Tom Zé launched his career with Tropicália but fell from public view as he continued to develop more experimental pop music. In the 1990s, he regained visibility with the international release of a compilation of his work from the 1970s and two innovative albums featuring new material. He continues to perform, and lives and works in São Paulo.*
At NYU, Tom Zé will be in conversation with professor Christopher Dunn of Tulane University, author of Contracultura: Alternative Arts and Social Transformation in Authoritarian Brazil. (University of North Carolina Press, 2016), and Brutality Garden: Tropicália and the Emergence of a Brazilian Counterculture (University of North Carolina Press, 2001).
*The foregoing is glossed from Christopher Dunn’s Brutality Garden: Tropicália and the Emergence of a Brazilian Counterculture (University of North Carolina Press, 2001.)
About the series:
Latin America’s 1968; Curated by Jill Lane & Dylon Robbins.
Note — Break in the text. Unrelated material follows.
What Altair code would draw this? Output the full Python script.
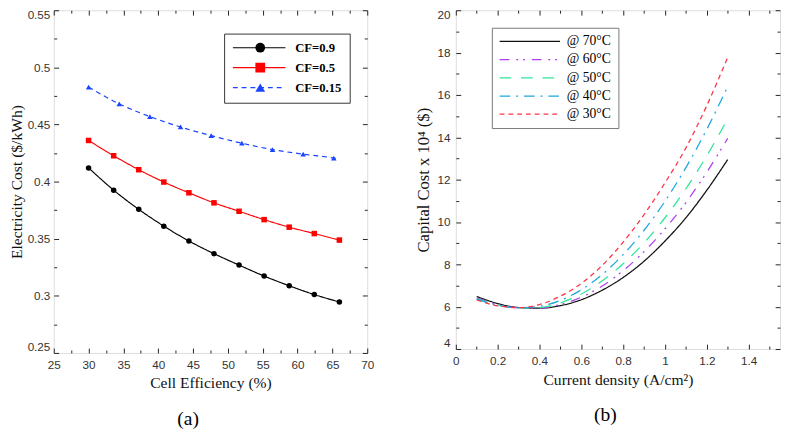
import altair as alt
import pandas as pd

# ---------------- panel (a): electricity cost vs cell efficiency ----------------
series_a = ["CF=0.9", "CF=0.5", "CF=0.15"]
marker_keys_a = ["m0.9", "m0.5", "m0.15"]
colors_a = ["#000000", "#ff0000", "#1a44ff"]
dash_a = [[1, 0], [1, 0], [5, 4]]
shapes_a = ["circle", "square", "triangle-up"]

eff_a = [30, 33.6, 37.2, 40.8, 44.4, 48.0, 51.6, 55.2, 58.8, 62.4, 66.0]
cost_cf09 = [0.412, 0.3925, 0.3757, 0.361, 0.348, 0.3369, 0.3269, 0.3173, 0.3088, 0.3011, 0.2946]
cost_cf05 = [0.436, 0.4226, 0.4104, 0.3996, 0.3902, 0.3814, 0.374, 0.3667, 0.3601, 0.3545, 0.3488]
eff_cf015 = [30, 34.4, 38.8, 43.2, 47.6, 52.0, 56.4, 60.8, 65.2, 66.0]
cost_cf015 = [0.4827, 0.468, 0.4569, 0.4478, 0.4402, 0.4336, 0.428, 0.424, 0.4206, 0.4197]
marker_cf015 = [1, 1, 1, 1, 1, 1, 1, 1, 1, 0]

x_major_a = [25, 30, 35, 40, 45, 50, 55, 60, 65, 70]
x_minor_a = [27.5, 32.5, 37.5, 42.5, 47.5, 52.5, 57.5, 62.5, 67.5]
y_major_a = [0.25, 0.3, 0.35, 0.4, 0.45, 0.5, 0.55]
y_minor_a = [0.275, 0.325, 0.375, 0.425, 0.475, 0.525]

# ---------------- panel (b): capital cost vs current density ----------------
series_b = ["@ 70°C", "@ 60°C", "@ 50°C", "@ 40°C", "@ 30°C"]
colors_b = ["#111111", "#b040ee", "#2ee69a", "#1ea6e0", "#ff3347"]
dash_b = [[1, 0], [10, 7, 2, 5, 2, 7], [12, 10], [11, 6, 2, 6], [5, 4]]

density_b = [0.1, 0.2, 0.3, 0.4, 0.5, 0.6, 0.7, 0.8, 0.9, 1.0, 1.1, 1.2, 1.3]
cost_70 = [6.48, 6.15, 5.96, 5.93, 6.05, 6.33, 6.78, 7.38, 8.15, 9.10, 10.20, 11.50, 12.95]
cost_60 = [6.42, 6.10, 5.95, 5.93, 6.10, 6.45, 6.98, 7.70, 8.60, 9.68, 10.92, 12.35, 13.95]
cost_50 = [6.38, 6.08, 5.94, 5.96, 6.18, 6.60, 7.22, 8.03, 9.02, 10.20, 11.57, 13.13, 14.88]
cost_40 = [6.36, 6.06, 5.95, 6.02, 6.30, 6.80, 7.52, 8.46, 9.61, 10.98, 12.57, 14.38, 16.40]
cost_30 = [6.32, 6.04, 5.96, 6.10, 6.50, 7.10, 7.95, 9.05, 10.35, 11.85, 13.50, 15.50, 17.78]

x_major_b = [0, 0.2, 0.4, 0.6, 0.8, 1.0, 1.2, 1.4]
x_minor_b = [0.1, 0.3, 0.5, 0.7, 0.9, 1.1, 1.3, 1.5]
y_major_b = [4, 6, 8, 10, 12, 14, 16, 18, 20]
y_minor_b = [5, 7, 9, 11, 13, 15, 17, 19]

# ---------------- tables ----------------
rows_a = []
for e, c in zip(eff_a, cost_cf09):
    rows_a.append({"eff": e, "cost": c, "series": series_a[0], "mk": marker_keys_a[0], "marker": 1})
for e, c in zip(eff_a, cost_cf05):
    rows_a.append({"eff": e, "cost": c, "series": series_a[1], "mk": marker_keys_a[1], "marker": 1})
for e, c, m in zip(eff_cf015, cost_cf015, marker_cf015):
    rows_a.append({"eff": e, "cost": c, "series": series_a[2], "mk": marker_keys_a[2], "marker": m})
df_a = pd.DataFrame(rows_a)

rows_b = []
for name, vals in zip(series_b, [cost_70, cost_60, cost_50, cost_40, cost_30]):
    for d, v in zip(density_b, vals):
        rows_b.append({"density": d, "cost": v, "temp": name})
df_b = pd.DataFrame(rows_b)

# ---------------- layout constants ----------------
W1, H1 = 322, 352
W2, H2 = 333, 348
TMAJ, TMIN = 5, 3
SERIF = "Liberation Serif, Times New Roman, serif"
SANS = "Liberation Sans, Arial, sans-serif"


def grid_dash(test, length):
    return {"condition": {"test": test, "value": [TMAJ, length - 2 * TMAJ, TMAJ]},
            "value": [TMIN, length - 2 * TMIN, TMIN]}


def make_axis(title, values, test, length, label_pad, title_pad, title_size=16, flush=False):
    return alt.Axis(
        title=title, values=values, grid=True, gridColor="#222222", gridOpacity=1, gridWidth=1,
        gridDash=grid_dash(test, length), ticks=False, domain=False,
        labelExpr=f"({test}) ? datum.label : ''", format="~g",
        labelFont=SANS, labelFontSize=12, labelColor="#333333",
        labelPadding=label_pad, labelOverlap=False, labelFlush=flush,
        titleFont=SERIF, titleFontSize=title_size, titleFontWeight="normal",
        titleColor="#111111", titlePadding=title_pad,
    )


test_xa = "datum.value % 5 === 0"
test_ya = "abs(datum.value * 20 - round(datum.value * 20)) < 0.01"
test_xb = "abs(datum.value * 5 - round(datum.value * 5)) < 0.01"
test_yb = "datum.value % 2 === 0"

x_a = alt.X("eff:Q", scale=alt.Scale(domain=[25, 70], nice=False, zero=False),
            axis=make_axis("Cell Efficiency (%)", x_major_a + x_minor_a, test_xa, H1, 7, 5))
y_a = alt.Y("cost:Q", scale=alt.Scale(domain=[0.25, 0.55], nice=False, zero=False),
            axis=make_axis("Electricity Cost ($/kWh)", y_major_a + y_minor_a, test_ya, W1, 4, 3, flush=True))

leg_line_a = alt.Legend(
    title=None, orient="none", legendX=175, legendY=24, direction="vertical",
    symbolType="stroke", symbolSize=2916, symbolStrokeWidth=1.2, clipHeight=13,
    labelFont=SERIF, labelFontSize=13, labelFontWeight="bold", labelColor="black",
    labelOffset=9, padding=8, rowPadding=6.5, strokeColor="#333333", fillColor="white", cornerRadius=0,
)
leg_pt_a = alt.Legend(
    title=None, orient="none", legendX=197.6, legendY=24, direction="vertical",
    symbolSize=100, symbolStrokeWidth=0, clipHeight=13,
    labelFont=SERIF, labelFontSize=13, labelFontWeight="bold", labelExpr="''",
    labelOffset=9, padding=8, rowPadding=6.5,
)

lines_a = alt.Chart(df_a).mark_line(strokeWidth=1.2, interpolate="monotone").encode(
    x=x_a, y=y_a,
    stroke=alt.Stroke("series:N", scale=alt.Scale(domain=series_a, range=colors_a), legend=leg_line_a),
    strokeDash=alt.StrokeDash("series:N", scale=alt.Scale(domain=series_a, range=dash_a), legend=leg_line_a),
)
points_a = alt.Chart(df_a).transform_filter("datum.marker == 1").mark_point(
    filled=True, size=32, opacity=1
).encode(
    x=x_a, y=y_a,
    fill=alt.Fill("mk:N", scale=alt.Scale(domain=marker_keys_a, range=colors_a), legend=leg_pt_a),
    shape=alt.Shape("mk:N", scale=alt.Scale(domain=marker_keys_a, range=shapes_a), legend=leg_pt_a),
)

panel_a = alt.layer(lines_a, points_a).properties(
    width=W1, height=H1,
    title=alt.TitleParams("(a)", orient="bottom", font=SERIF, fontSize=20,
                          fontWeight="normal", color="black", offset=19, anchor="middle", dx=-23),
)

x_b = alt.X("density:Q", scale=alt.Scale(domain=[0, 1.55], nice=False, zero=False),
            axis=make_axis("Current density (A/cm²)", x_major_b + x_minor_b, test_xb, H2, 7, 5))
y_b = alt.Y("cost:Q", scale=alt.Scale(domain=[4, 20], nice=False, zero=False),
            axis=make_axis("Capital Cost x 10⁴ ($)", y_major_b + y_minor_b, test_yb, W2, 6, 5,
                           title_size=17, flush=True))

leg_b = alt.Legend(
    title=None, orient="none", legendX=37, legendY=18, direction="vertical",
    symbolType="stroke", symbolSize=3844, symbolStrokeWidth=1.3, clipHeight=14,
    labelFont=SERIF, labelFontSize=14, labelColor="black",
    labelOffset=6, padding=7, rowPadding=4.7, strokeColor="#777777", fillColor="white", cornerRadius=0,
)

lines_b = alt.Chart(df_b).mark_line(strokeWidth=1.3, interpolate="monotone").encode(
    x=x_b, y=y_b,
    stroke=alt.Stroke("temp:N", scale=alt.Scale(domain=series_b, range=colors_b), legend=leg_b),
    strokeDash=alt.StrokeDash("temp:N", scale=alt.Scale(domain=series_b, range=dash_b), legend=leg_b),
)

panel_b = lines_b.properties(
    width=W2, height=H2,
    title=alt.TitleParams("(b)", orient="bottom", font=SERIF, fontSize=20,
                          fontWeight="normal", color="black", offset=19, anchor="middle", dx=-13),
)

chart = alt.hconcat(panel_a, panel_b, spacing=40).resolve_scale(
    stroke="independent", strokeDash="independent", fill="independent", shape="independent"
).properties(
    padding={"left": 0, "top": -5.5, "right": 0, "bottom": 0}
).configure_view(
    stroke="#222222", strokeWidth=1
).configure_axis(
    titleFont=SERIF, labelFont=SANS
).configure(background="white")

chart.save("out.html", embed_options={"renderer": "svg", "actions": False})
In Latin America, the year 1968 marked a turning point in the social, political, and cultural transformations that had been unfolding in the wide wake of the Cuban Revolution of 1959. For Latin America, as for the rest of the world, the sixties were shaped by geopolitics of the Cold War, and of anti-colonial struggles across the globe. Yet they are most remembered by those who lived them as a time when ordinary people felt, like never before and perhaps never after, that they could change the course of history: millions of youth in student movements, advocates for indigenous rights, workers, campesinos, educators, intellectuals, and artists, long with guerillas and other armed insurgents, were self-aware in world-historical projects of radical social, political, economic, and cultural change. In these years, the personal became the political, politics became theatrical, theatre became a weapon, and the lines between self, art, and politics were forever redrawn. We study the complex relations between revolution, counterculture, and authoritarian rule as they emerged in Latin America’s 1968: the emergence of Brazil’s Cinema Novo, Cuba’s imperfect cinema, and militant documentary across the region; the rise of rick and activist nueva cancion, and also of experimental aesthetics in music, theatre, art and performance – tropicalia, nova objetividade, media art, happenings; the apogee of student activism and the counterculture in Brazil, Mexico, and Argentina, as well as its most harsh repression through the end of the “dictablanda” or “soft dictatorship” in Brazil, the massacre of Tlatelolco in Mexico, and, in 1969, the repression of the “Cordobazo” in Argentina.